The Tug-of-War Between Anxiety and Daily Life

The Tug-of-War Between Anxiety and Daily Life

I feel like I want to write you something different, not the same old mopey crap, one day good, one day bad.  However it is exactly how living with this illness is.  One day is good, one day is bad, one is terrible, one is mediocre.  Some days I don’t want to get out of bed, today was one of those days.  I just didn’t want to be here or anywhere.  I wanted the voice inside of me to just be quiet, stop telling me what I should be doing or could be doing.  Just be quiet.  I went for two naps today, to try and reset and cover my head and hope for better when I got up.  Everything seemed to annoy or irritate me.  I said to Kevin “I want to blow my head off”.  I said to Kierra, “Life is awful”.  “What on earth made me think having three kids was a good idea?”  I then tried to answer my own question by saying that one day, “God would show me why.” This as I held Brant’s sopping muddy shoes in my hands and assessed where the mud trail had all gone, along the driveway and house.  Kierra tried to calm me and make me laugh with saying “who knows maybe he will win the lottery one day.”


I don’t like being like this, I don’t like being so negative and yelling and being annoyed with the kids.  I want to love, cherish and enjoy all their little moments of being little but I have these anxious thoughts in my head about making sure the house and yard is clean and perfect for Ava’s grad bbq.  It is a week away and it is ridiculously turning me into a different person.  It’s not even going to be a lot of people but just the thought of the food preparations and drinks, decorations, cleaning in the house and having the yard ready, has me anxious for something that is actually just being plain ridiculous at this point. 


As I yell about the mud all over the driveway, Kierra says “mom take it easy, mother nature can clean that up with rain within the week.”  I know the anxiousness is ridiculous and possibly even the worst thing about it is I don’t even do anything to make it better. Example, the Fridge is a disgusting mess and instead of cleaning the fridge, I work in the garden or mope in my bed, do laundry or yell at someone.  The whole time I’m thinking I’m never going to get the fridge clean before next week, when in reality I have hours and hours and hours to clean the fridge.  So what exactly is my problem? 


Do I just want to complain about it?  Do I just want the fridge to be dirty so I can say I was so busy I had no time to clean it? Just because I’m too lazy to clean it? Why do we worry about things and procrastinate things at the same time only to keep churning our worry?

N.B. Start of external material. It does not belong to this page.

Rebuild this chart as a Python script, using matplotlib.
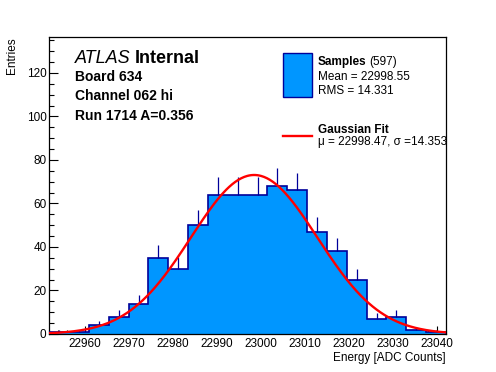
import numpy as np
import matplotlib
matplotlib.use("Agg")
import matplotlib.pyplot as plt
from matplotlib.ticker import MultipleLocator

plt.rcParams['font.family'] = ['Liberation Sans', 'DejaVu Sans']

# histogram: 20 bins from 22952 to 23042
bin_lo = 22952.0
bin_hi = 23042.0
counts = [1, 1, 4, 8, 14, 35, 30, 50, 64, 64, 64, 68, 66, 47, 38, 25, 7, 8, 2, 1]

# gaussian fit result
fit_mu = 22998.47
fit_sigma = 14.353
fit_amp = 73.1

n_entries = 597
mean_txt = "22998.55"
rms_txt = "14.331"

fill_col = '#0096ff'
edge_col = '#00009a'

edges = np.linspace(bin_lo, bin_hi, len(counts) + 1)
centers = 0.5 * (edges[:-1] + edges[1:])
cnt = np.array(counts, dtype=float)

W, H = 496, 372
fig = plt.figure(figsize=(W / 100, H / 100), dpi=100)
ax = fig.add_axes([49.3 / W, 1 - 334 / H, (446 - 49.3) / W, (334 - 37.3) / H])

ax.stairs(cnt, edges, fill=True, facecolor=fill_col, edgecolor='none', zorder=2)
ax.stairs(cnt, edges, fill=False, color=edge_col, linewidth=1.2, zorder=3)
# upper halves of the error bars (lower part hidden by the fill in ROOT)
ax.vlines(centers, cnt, cnt + np.sqrt(cnt), color=edge_col, linewidth=0.9, zorder=3)

xf = np.linspace(bin_lo, bin_hi, 400)
yf = fit_amp * np.exp(-0.5 * ((xf - fit_mu) / fit_sigma) ** 2)
ax.plot(xf, yf, color='red', linewidth=1.7, zorder=4)

ax.set_xlim(bin_lo, bin_hi)
ax.set_ylim(0, 136.4)

ax.xaxis.set_major_locator(MultipleLocator(10))
ax.xaxis.set_minor_locator(MultipleLocator(2))
ax.yaxis.set_major_locator(MultipleLocator(20))
ax.yaxis.set_minor_locator(MultipleLocator(5))
ax.tick_params(axis='both', which='both', direction='in', top=False, right=False,
               labelsize=8.5, width=0.8)
ax.tick_params(axis='x', which='major', length=5.8, pad=3)
ax.tick_params(axis='x', which='minor', length=2.9)
ax.tick_params(axis='y', which='major', length=6.5, pad=2)
ax.tick_params(axis='y', which='minor', length=3.5)
for s in ax.spines.values():
    s.set_linewidth(0.9)

ax.set_xlabel("Energy [ADC Counts]", fontsize=8.5, loc='right', labelpad=1)
ax.set_ylabel("Entries", fontsize=8.5, loc='top', labelpad=6)


def px(x, y):
    return x / W, 1 - y / H


t_atlas = fig.text(*px(75, 63), "ATLAS", fontsize=13, style='italic', ha='left', va='baseline')
fig.text(*px(75, 81), "Board 634", fontsize=10, weight='bold', ha='left', va='baseline')
fig.text(*px(75, 100.5), "Channel 062 hi", fontsize=10, weight='bold', ha='left', va='baseline')
fig.text(*px(75, 120), "Run 1714 A=0.356", fontsize=10, weight='bold', ha='left', va='baseline')

# legend
leg_box = plt.Rectangle(px(283.3, 96.7), 28.4 / W, 43.4 / H, transform=fig.transFigure,
                        facecolor=fill_col, edgecolor=edge_col, linewidth=1.0)
fig.add_artist(leg_box)
t_samp = fig.text(*px(317.5, 65.5), "Samples", fontsize=8.5, weight='bold', ha='left', va='baseline')
fig.text(*px(317.5, 80), f"Mean = {mean_txt}", fontsize=8.5, ha='left', va='baseline')
fig.text(*px(317.5, 93.5), f"RMS = {rms_txt}", fontsize=8.5, ha='left', va='baseline')

fig.add_artist(plt.Line2D([283.3 / W, 311.7 / W], [1 - 136 / H, 1 - 136 / H],
                          transform=fig.transFigure, color='red', linewidth=1.7))
fig.text(*px(317.5, 133), "Gaussian Fit", fontsize=8.5, weight='bold', ha='left', va='baseline')
fig.text(*px(317.5, 145), f"\u03bc = {fit_mu:.2f}, \u03c3 ={fit_sigma:.3f}", fontsize=8.5,
         ha='left', va='baseline')

# texts that follow another text
fig.canvas.draw()
ax.annotate("Internal", xy=(1, 0), xycoords=t_atlas, xytext=(4, 0), textcoords='offset pixels',
            fontsize=13, weight='bold', ha='left', va='bottom')
ax.annotate(f"({n_entries})", xy=(1, 0), xycoords=t_samp, xytext=(3, 0), textcoords='offset pixels',
            fontsize=8.5, ha='left', va='bottom')

fig.savefig("out.png", dpi=100)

I decided to go for a dirt bike ride, you know because that makes more sense than actually cleaning the fridge.  I feel alive when I go on the dirt bike, I feel all my responsibilities melt away and it’s just me making sure I stay alive on the road and enjoying the scenery.  It made me thinks of things that bring me joy and how beautiful it was to be free from my whirling to do lists going through my head.  To do lists that I will whirl through hundreds and hundreds of times but only accomplish the things that I really want to do….like decorate. That I have no problem getting to because I enjoy to do it.  Someone please help me figure out how to enjoy to clean the fridge and do housework.  Getting meals on the table and getting the dishes washed is about as much as a gold star I can muster most days. 


As I told myself today as I laid in my bed with the covers over my head, tomorrow is a new day, tomorrow I might feel like doing it, I might put my headphones on and listing to some jamming music and start attacking all the cleaning projects that torment my mind or maybe I won’t.  Then I guess there always is another tomorrow and worse case scenario is that there is no tomorrows and my fridge is a mess but I have food and drink for all and of course I have the decorations! Maybe I’ll just focus on what I can do and have to do and the rest will happen or they won’t and maybe just like Kierra said “mother nature or some other force” will help with the clean up and if it doesn’t then please excuse my fridge while you grab a cold beverage that I thought about what is your favorite while I was shopping and to me that was most important.  My main goal is for you to have a great time and for us to all enjoy each other’s company, sometimes the goal has to take the precedence because without the goal, just what in the hell are we trying to achieve?